Last year I read and was disturbed by I Howard Marshall's Beyond the Bible: Moving from Scripture to Theology. In this short book, Professor Marshall attempts to offer guidance for the task of applying scriptural insight to contemporary issues.
What I found disturbing, though, was that the book seems to give us a hermeneutic which allows us to reinterpret the teaching of Scripture so that at times it says something far different from what it originally said and meant.
The reinterpretation seems to allow us to say what Jesus or Paul would have said, or should have said, had they lived today. What a shame that they were not free to say what God had intended!
Some time before I had read William Webb's Slaves, Women & Homosexuals: Exploring the Hermeneutics of Cultural Analysis,which also seems to allow us a way of avoiding some of what the Bible teaches by envisioning where it was leading.
So I was interested to read Four Views on Moving Beyond the Bible to Theology, which interacts with Marshall's book and includes chapters by William Webb, Walter Kaiser, Daniel Doriani and Kevin Vanhoozer. I haven't finished this book yet, but again find Webb's contributions unsatisfying. Kaiser's principlizing model does seem also give modern readers an out whereby we can find the principle behind what Scripture says, but deny the apparent original force of its teaching.
Kaiser may use this method to rewrite what the Bible appears to teach on the roles of men and women and women's ministry, but others could easily take it further to white out other teachings which are found objectionable by Twenty-first Century folk.

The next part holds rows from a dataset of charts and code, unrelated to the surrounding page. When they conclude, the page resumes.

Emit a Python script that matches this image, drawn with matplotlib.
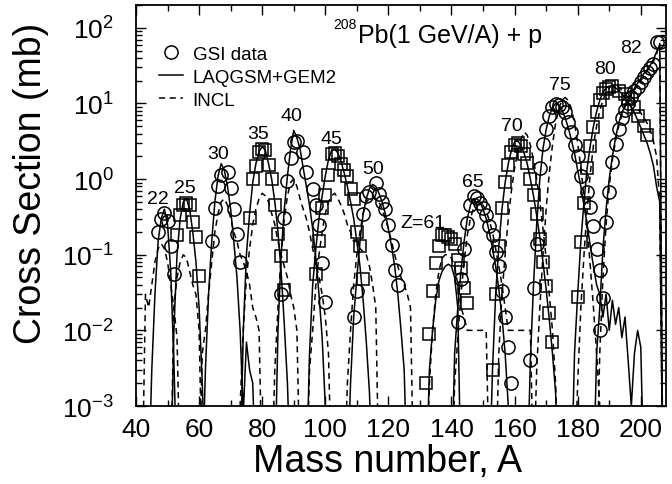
import numpy as np
import matplotlib
matplotlib.use("Agg")
import matplotlib.pyplot as plt
from matplotlib.lines import Line2D
from matplotlib.ticker import MultipleLocator, LogLocator, NullFormatter

plt.rcParams['font.family'] = ['Liberation Sans', 'DejaVu Sans']

# ---- GSI data (mass number, cross section in mb), one list pair per element ----
gsi22_A = [47, 48, 49, 50, 51, 52]
gsi22 = [0.20, 0.30, 0.36, 0.28, 0.13, 0.055]
gsi25_A = [53, 54, 55, 56, 57, 58, 59, 60]
gsi25 = [0.18, 0.34, 0.46, 0.48, 0.45, 0.27, 0.17, 0.053]
gsi30_A = [64, 65, 66, 67, 69, 70, 71, 72, 73]
gsi30 = [0.15, 0.42, 0.82, 1.14, 1.23, 0.76, 0.40, 0.19, 0.08]
gsi35_A = [76, 77, 78, 79, 80, 81, 82, 83, 84, 85, 86, 87]
gsi35 = [0.31, 0.99, 1.5, 2.3, 2.5, 2.4, 1.55, 1.0, 0.46, 0.19, 0.095, 0.034]
gsi40_A = [86, 87, 88, 89, 90, 91, 93, 94, 96, 97, 98, 99, 100]
gsi40 = [0.03, 0.31, 0.95, 1.9, 3.1, 3.2, 2.3, 1.23, 0.74, 0.45, 0.25, 0.077, 0.024]
gsi45_A = [97, 98, 99, 100, 101, 102, 103, 104, 105, 106, 107, 108, 109, 110, 111, 112]
gsi45 = [0.056, 0.15, 0.42, 0.62, 1.14, 2.15, 2.2, 2.0, 1.6, 1.3, 1.1, 0.73, 0.54, 0.2, 0.13, 0.048]
gsi50_A = [109, 110, 112, 113, 114, 116, 117, 118, 119, 120, 121, 122, 123]
gsi50 = [0.015, 0.033, 0.35, 0.59, 0.67, 0.89, 0.64, 0.50, 0.40, 0.25, 0.135, 0.062, 0.040]
gsi61_A = [132, 133, 134, 135, 136, 137, 138, 139, 140, 141, 142, 143, 144, 145]
gsi61 = [0.002, 0.009, 0.033, 0.078, 0.13, 0.18, 0.18, 0.17, 0.16, 0.14, 0.086, 0.066, 0.036, 0.023]
gsi65_A = [142, 143, 144, 145, 146, 147, 148, 149, 150, 151, 152, 153, 154, 155, 156, 157, 158, 159]
gsi65 = [0.013, 0.048, 0.12, 0.26, 0.45, 0.59, 0.57, 0.49, 0.41, 0.33, 0.24, 0.18, 0.11, 0.07,
         0.033, 0.015, 0.006, 0.002]
gsi70_A = [153, 154, 155, 156, 157, 158, 159, 160, 161, 162, 163, 164, 165, 166, 167, 168, 169,
           170, 171, 172]
gsi70 = [0.003, 0.03, 0.13, 0.41, 0.92, 1.55, 2.3, 2.8, 3.0, 2.7, 2.15, 1.64, 1.0, 0.62, 0.35,
         0.16, 0.08, 0.039, 0.017, 0.007]
gsi75_A = [165, 166, 167, 168, 169, 170, 171, 172, 173, 174, 175, 176, 177, 178, 179, 180, 181,
           183, 184, 185, 186, 187]
gsi75 = [0.004, 0.036, 0.14, 1.39, 2.9, 4.6, 6.9, 8.9, 9.9, 9.6, 8.9, 7.7, 5.7, 4.2, 2.8, 2.04,
         1.1, 0.68, 0.43, 0.24, 0.12, 0.062]
gsi80_A = [180, 181, 182, 183, 184, 185, 186, 187, 188, 189, 190, 191, 193, 195, 196, 198, 199,
           201, 202]
gsi80 = [0.028, 0.146, 0.48, 1.39, 2.77, 4.86, 7.8, 11, 13.8, 15.6, 16.4, 16.9, 14.8, 13.4, 11.5,
         8.9, 6.8, 5.1, 3.85]
gsi82_A = [187, 188, 189, 190, 191, 192, 193, 194, 195, 196, 197, 198, 199, 200, 201, 202, 203,
           204, 205, 206]
gsi82 = [0.01, 0.027, 0.27, 0.68, 1.68, 2.9, 4.6, 6.4, 8.3, 10.2, 12.1, 14.4, 16.4, 19.1, 22.3,
         26.4, 29.3, 33.4, 64.5, 64.5]

# ---- model curves: first mass number, then values on consecutive A ----
laq22_A0 = 44
laq22 = [1e-4, 0.003, 0.03, 0.15, 0.3, 0.4, 0.25, 0.06, 0.004, 1e-4]
incl22_A0 = 42
incl22 = [1e-4, 0.03, 0.02, 0.04, 0.08, 0.12, 0.14, 0.12, 0.08, 0.04, 0.02, 0.008, 1e-4]
laq25_A0 = 51
laq25 = [1e-4, 0.01, 0.1, 0.3, 0.5, 0.55, 0.4, 0.2, 0.08, 0.02, 0.002, 1e-4]
incl25_A0 = 51
incl25 = [1e-4, 0.02, 0.05, 0.08, 0.1, 0.09, 0.06, 0.04, 0.03, 0.01, 1e-4]
laq30_A0 = 61
laq30 = [1e-4, 0.003, 0.03, 0.15, 0.5, 1.1, 1.6, 1.3, 0.8, 0.4, 0.15, 0.05, 0.01, 0.0008, 0.007,
         0.003, 0.002, 1e-4]
incl30_A0 = 60
incl30 = [1e-4, 0.005, 0.01, 0.03, 0.08, 0.2, 0.35, 0.5, 0.55, 0.45, 0.3, 0.2, 0.15, 0.1, 0.08,
          0.06, 0.04, 0.02, 0.015, 0.01, 1e-4]
laq35_A0 = 73
laq35 = [1e-4, 0.01, 0.1, 0.35, 0.9, 1.6, 2.3, 2.7, 2.4, 1.6, 1.0, 0.5, 0.2, 0.06, 0.012, 0.002, 1e-4]
incl35_A0 = 72
incl35 = [1e-4, 0.001, 0.01, 0.05, 0.12, 0.25, 0.4, 0.55, 0.65, 0.6, 0.5, 0.35, 0.25, 0.15, 0.1,
          0.07, 0.05, 0.03, 0.02, 0.01, 1e-4]
laq40_A0 = 84
laq40 = [1e-4, 0.01, 0.1, 0.4, 1.1, 2.5, 4.4, 3.5, 2.5, 1.4, 0.8, 0.45, 0.22, 0.09, 0.03, 0.008,
         0.001, 1e-4]
incl40_A0 = 83
incl40 = [1e-4, 0.003, 0.02, 0.1, 0.3, 0.6, 0.9, 1.0, 0.8, 0.55, 0.4, 0.3, 0.2, 0.12, 0.08, 0.05,
          0.03, 0.015, 0.005, 1e-4]
laq45_A0 = 94
laq45 = [1e-4, 0.005, 0.04, 0.12, 0.3, 0.6, 1.1, 1.8, 2.4, 2.5, 2.2, 1.7, 1.2, 0.8, 0.5, 0.3, 0.15,
         0.07, 0.025, 0.007, 0.0015, 1e-4]
incl45_A0 = 94
incl45 = [1e-4, 0.003, 0.01, 0.04, 0.1, 0.2, 0.35, 0.5, 0.6, 0.65, 0.55, 0.45, 0.35, 0.25, 0.2,
          0.15, 0.15, 0.12, 0.11, 0.1, 0.07, 0.04, 0.02, 1e-4]
laq50_A0 = 107
laq50 = [1e-4, 0.002, 0.015, 0.05, 0.15, 0.35, 0.55, 0.75, 0.85, 0.8, 0.65, 0.5, 0.35, 0.22, 0.13,
         0.07, 0.03, 0.01, 0.003, 1e-4]
incl50_A0 = 106
incl50 = [1e-4, 0.002, 0.01, 0.04, 0.1, 0.2, 0.35, 0.5, 0.55, 0.6, 0.55, 0.5, 0.4, 0.3, 0.22, 0.15,
          0.1, 0.07, 0.05, 0.04, 0.03, 0.02, 1e-4]
laq61_A0 = 132
laq61 = [1e-4, 0.003, 0.01, 0.025, 0.045, 0.06, 0.07, 0.075, 0.07, 0.05, 0.02, 1e-4]
incl61_A0 = 132
incl61 = [1e-4, 0.002, 0.01, 0.03, 0.06, 0.09, 0.1, 0.1, 0.09, 0.07, 0.04, 0.02, 0.015, 0.01,
          0.01, 0.01, 0.01, 0.01, 0.01, 0.01, 1e-4]
laq65_A0 = 140
laq65 = [1e-4, 0.005, 0.02, 0.06, 0.15, 0.3, 0.45, 0.55, 0.55, 0.5, 0.4, 0.3, 0.2, 0.12, 0.07,
         0.035, 0.015, 0.005, 0.001, 1e-4]
incl65_A0 = 140
incl65 = [1e-4, 0.002, 0.008, 0.03, 0.08, 0.18, 0.3, 0.42, 0.5, 0.5, 0.45, 0.38, 0.28, 0.2, 0.12,
          0.07, 0.04, 0.02, 0.01, 0.01, 0.01, 0.01, 0.01, 0.01, 0.01, 0.01, 1e-4]
laq70_A0 = 152
laq70 = [1e-4, 0.003, 0.03, 0.13, 0.4, 0.9, 1.6, 2.4, 3.1, 3.2, 2.8, 2.2, 1.6, 1.0, 0.6, 0.33,
         0.17, 0.08, 0.035, 0.014, 0.005, 0.0015, 1e-4]
incl70_A0 = 154
incl70 = [1e-4, 0.005, 0.03, 0.1, 0.3, 0.7, 1.4, 2.3, 3.3, 4.2, 3.8, 2.8, 1.8, 1.0, 0.5, 0.22,
          0.09, 0.03, 0.01, 0.002, 1e-4]
laq75_A0 = 164
laq75 = [1e-4, 0.004, 0.04, 0.25, 1.0, 2.5, 4.5, 6.8, 8.8, 10, 9.5, 8.2, 6.5, 4.8, 3.3, 2.2, 1.3,
         0.8, 0.45, 0.25, 0.13, 0.07, 0.04, 0.03, 0.015, 0.03, 0.01, 0.025, 0.012, 0.02, 0.008,
         0.015, 0.004, 0.001, 0.005, 0.01, 0.006, 1e-4]
incl75_A0 = 166
incl75 = [1e-4, 0.003, 0.02, 0.1, 0.4, 1.2, 2.8, 5.5, 8.5, 11, 12, 11, 8.5, 5.5, 3.0, 1.4, 0.6,
          0.22, 0.07, 0.02, 0.005, 0.001, 1e-4]
laq80_A0 = 178
laq80 = [1e-4, 0.005, 0.03, 0.15, 0.5, 1.4, 2.8, 5, 7.8, 11, 14, 16, 17, 17, 16, 15, 13.5, 12,
         10.5, 9, 7.5, 6, 4.8, 3.8, 3.0, 2.2, 1.5, 0.8, 0.5, 1e-4]
incl80_A0 = 179
incl80 = [1e-4, 0.002, 0.02, 0.1, 0.4, 1.2, 2.8, 5, 8, 11, 14, 16, 17.5, 17.5, 16.5, 15, 13.5, 12,
          10.5, 9.5, 8.5, 7.5, 6.5, 5.5, 4.5, 3.2, 2.0, 0.5, 1e-4]
laq82_A0 = 185
laq82 = [1e-4, 0.005, 0.02, 0.12, 0.4, 1.0, 2.0, 3.5, 5.5, 7.5, 9.5, 11.5, 13.5, 16, 18.5, 21.5,
         25, 28, 32, 38, 48, 60, 1e-4]
incl82_A0 = 186
incl82 = [1e-4, 0.005, 0.05, 0.25, 0.8, 1.8, 3.2, 5, 7, 9, 11, 13, 15, 17.5, 20, 23, 27, 31, 36,
          45, 62, 1e-4]

# element labels: text, A position, cross section position
label_text = ['22', '25', '30', '35', '40', '45', '50', 'Z=61', '65', '70', '75', '80', '82']
label_A = [46.9, 55.6, 66.1, 78.8, 89.4, 101.8, 115.0, 130.9, 146.8, 159.2, 174.3, 188.6, 197.0]
label_sig = [0.55, 0.78, 2.2, 4.0, 6.9, 3.4, 1.36, 0.27, 0.93, 5.1, 17.6, 28.7, 55.6]

# table for looping: (gsi A, gsi, marker, laq start, laq, incl start, incl)
elements = [
    (gsi22_A, gsi22, 'o', laq22_A0, laq22, incl22_A0, incl22),
    (gsi25_A, gsi25, 's', laq25_A0, laq25, incl25_A0, incl25),
    (gsi30_A, gsi30, 'o', laq30_A0, laq30, incl30_A0, incl30),
    (gsi35_A, gsi35, 's', laq35_A0, laq35, incl35_A0, incl35),
    (gsi40_A, gsi40, 'o', laq40_A0, laq40, incl40_A0, incl40),
    (gsi45_A, gsi45, 's', laq45_A0, laq45, incl45_A0, incl45),
    (gsi50_A, gsi50, 'o', laq50_A0, laq50, incl50_A0, incl50),
    (gsi61_A, gsi61, 's', laq61_A0, laq61, incl61_A0, incl61),
    (gsi65_A, gsi65, 'o', laq65_A0, laq65, incl65_A0, incl65),
    (gsi70_A, gsi70, 's', laq70_A0, laq70, incl70_A0, incl70),
    (gsi75_A, gsi75, 'o', laq75_A0, laq75, incl75_A0, incl75),
    (gsi80_A, gsi80, 's', laq80_A0, laq80, incl80_A0, incl80),
    (gsi82_A, gsi82, 'o', laq82_A0, laq82, incl82_A0, incl82),
]

fig = plt.figure(figsize=(6.72, 4.85), dpi=100)
ax = fig.add_axes([0.2024, 0.1608, 0.7887, 0.8268])

dash = (0, (4, 3))
for gA, gs, mk, l0, lv, i0, iv in elements:
    ax.plot(np.arange(l0, l0 + len(lv)), lv, color='k', lw=1.1, zorder=2)
    ax.plot(np.arange(i0, i0 + len(iv)), iv, color='k', lw=1.1, ls=dash, zorder=2)
    ms = 9.5 if mk == 'o' else 8.5
    ax.plot(gA, gs, ls='none', marker=mk, ms=ms, mfc='none', mec='k', mew=1.1, zorder=3)

for t, a, s in zip(label_text, label_A, label_sig):
    ax.text(a, s, t, fontsize=14, ha='center', va='center')

ax.text(0.373, 0.953, '208', transform=ax.transAxes, fontsize=10, ha='left', va='center')
ax.text(0.418, 0.926, 'Pb(1 GeV/A) + p', transform=ax.transAxes, fontsize=18,
        ha='left', va='center')

ax.set_yscale('log')
ax.set_xlim(40, 208)
ax.set_ylim(1e-3, 200)
ax.xaxis.set_major_locator(MultipleLocator(20))
ax.xaxis.set_minor_locator(MultipleLocator(10))
ax.yaxis.set_major_locator(LogLocator(base=10))
ax.yaxis.set_minor_locator(LogLocator(base=10, subs=np.arange(2, 10)))
ax.yaxis.set_minor_formatter(NullFormatter())
ax.tick_params(which='both', direction='in', top=True, right=True, width=1.0)
ax.tick_params(which='major', length=7, labelsize=19)
ax.tick_params(which='minor', length=4)
ax.tick_params(axis='x', pad=8)
ax.tick_params(axis='y', pad=16)
for sp in ax.spines.values():
    sp.set_linewidth(1.3)

ax.set_xlabel('Mass number, A', fontsize=27)
ax.set_ylabel('Cross Section (mb)', fontsize=27)
ax.xaxis.set_label_coords(0.475, -0.093)
ax.yaxis.set_label_coords(-0.165, 0.557)

handles = [
    Line2D([], [], ls='none', marker='o', ms=9.5, mfc='none', mec='k', mew=1.1),
    Line2D([], [], color='k', lw=1.1),
    Line2D([], [], color='k', lw=1.1, ls=dash),
]
ax.legend(handles, ['GSI data', 'LAQGSM+GEM2', 'INCL'], loc='upper left',
          bbox_to_anchor=(0.043, 0.898), frameon=False, fontsize=13.5, handlelength=1.3,
          handletextpad=0.5, labelspacing=0.3, borderaxespad=0, borderpad=0)

fig.savefig('out.png', dpi=100)
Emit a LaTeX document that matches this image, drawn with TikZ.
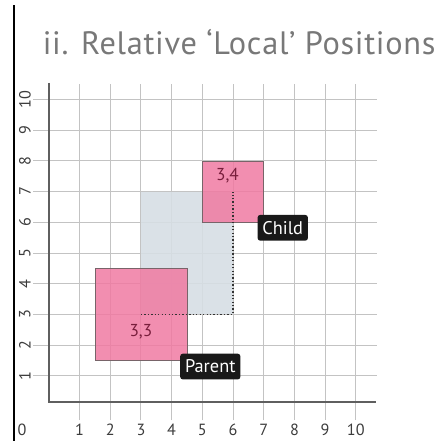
\documentclass[tikz,border=0pt]{standalone}
\usepackage{fontspec}
\setmainfont{PT Sans}
\newfontfamily\titlefont[LetterSpace=2.2]{PT Sans}
\definecolor{gridgray}{RGB}{195,195,195}
\definecolor{axisgray}{RGB}{95,95,95}
\definecolor{labelgray}{RGB}{60,60,60}
\definecolor{titlegray}{RGB}{120,120,120}
\definecolor{localblue}{RGB}{214,222,228}
\definecolor{boxpink}{RGB}{240,122,162}
\definecolor{boxedge}{RGB}{120,100,105}
\definecolor{maroon}{RGB}{120,30,60}
\begin{document}
\begin{tikzpicture}[x=1cm, y=1cm,
    gridline/.style={gridgray, line width=0.8pt},
    axisline/.style={axisgray, line width=1.3pt},
    ticklabel/.style={text=labelgray, font=\fontsize{15}{15}\selectfont},
    pinkbox/.style={draw=boxedge, fill=boxpink, fill opacity=0.85, line width=0.5pt, inner sep=0pt},
    tagbox/.style={fill=black!90, text=white, rounded corners=2.5pt, minimum height=0.84cm, inner xsep=4.5pt, font=\fontsize{17}{17}\selectfont},
    coordlabel/.style={text=maroon, font=\fontsize{16}{16}\selectfont}]
    \useasboundingbox (-1.59,-1.124) rectangle (12.84,13.24);
    % Frame line and title
    \draw[black, line width=1.4pt] (-1.13,-1.124) -- (-1.13,13.08);
    \node[titlegray, anchor=base west, inner sep=0pt, font=\titlefont\fontsize{30}{30}\selectfont] (title) at (-0.2,11.45) {ii. Relative ‘Local’ Positions};
    % Grid
    \foreach \i in {1,...,10} {
        \draw[gridline] (\i,-0.45) -- (\i,10.5);
        \draw[gridline] (-0.5,\i) -- (10.7,\i);
        \node[ticklabel] (xl\i) at (\i,-0.77) {\i};
        \node[ticklabel, rotate=90] (yl\i) at (-0.78,\i) {\i};
    }
    \node[ticklabel] (xl0) at (-0.87,-0.77) {0};
    % Axes
    \draw[axisline] (0,10.54) -- (0,0.15) -- (10.66,0.15);
    % Local area of the child
    \fill[localblue, fill opacity=0.9] (3,3) rectangle (6,7);
    % Parent and child
    \node[pinkbox, minimum width=3cm, minimum height=3cm] (parent) at (3,3) {};
    \node[pinkbox, minimum width=2cm, minimum height=2cm] (child) at (6,7) {};
    \draw[black!80, dotted, line width=1.2pt] (parent.center) -| (child.center);
    % Labels
    \node[coordlabel] (pos33) at (3,2.43) {3,3};
    \node[coordlabel] (pos34) at (5.82,7.52) {3,4};
    \node[tagbox] (parenttag) at (5.26,1.30) {Parent};
    \node[tagbox] (childtag) at (7.62,5.82) {Child};
\end{tikzpicture}
\end{document}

Daniel Doriani's chapter is refreshing and encouraging and shows how we can "go beyond the Bible" without departing from its teachings: we can find principles for living today which were not originally addressed in the Bible, but which do not contradict the old book, but can be shown to be in harmony with it.
Dr Doriani points out that we can learn from narrative in the Bible, as well as from commands, promises and warnings. It has often been said that we shouldn't make doctrine out of narrative. Yet, the Bible is a narrative.
He says that the characters in the Bible and the stories are intended teach us what to do and what not to do. Sometimes the narrator tells us whether the character or story is intended as a good or bad example.
Where the narrator does not tell us, we can compare the passage with the rest of what the writer presents as positive or negative, or go further by reading what the rest of Holy Scripture has to say.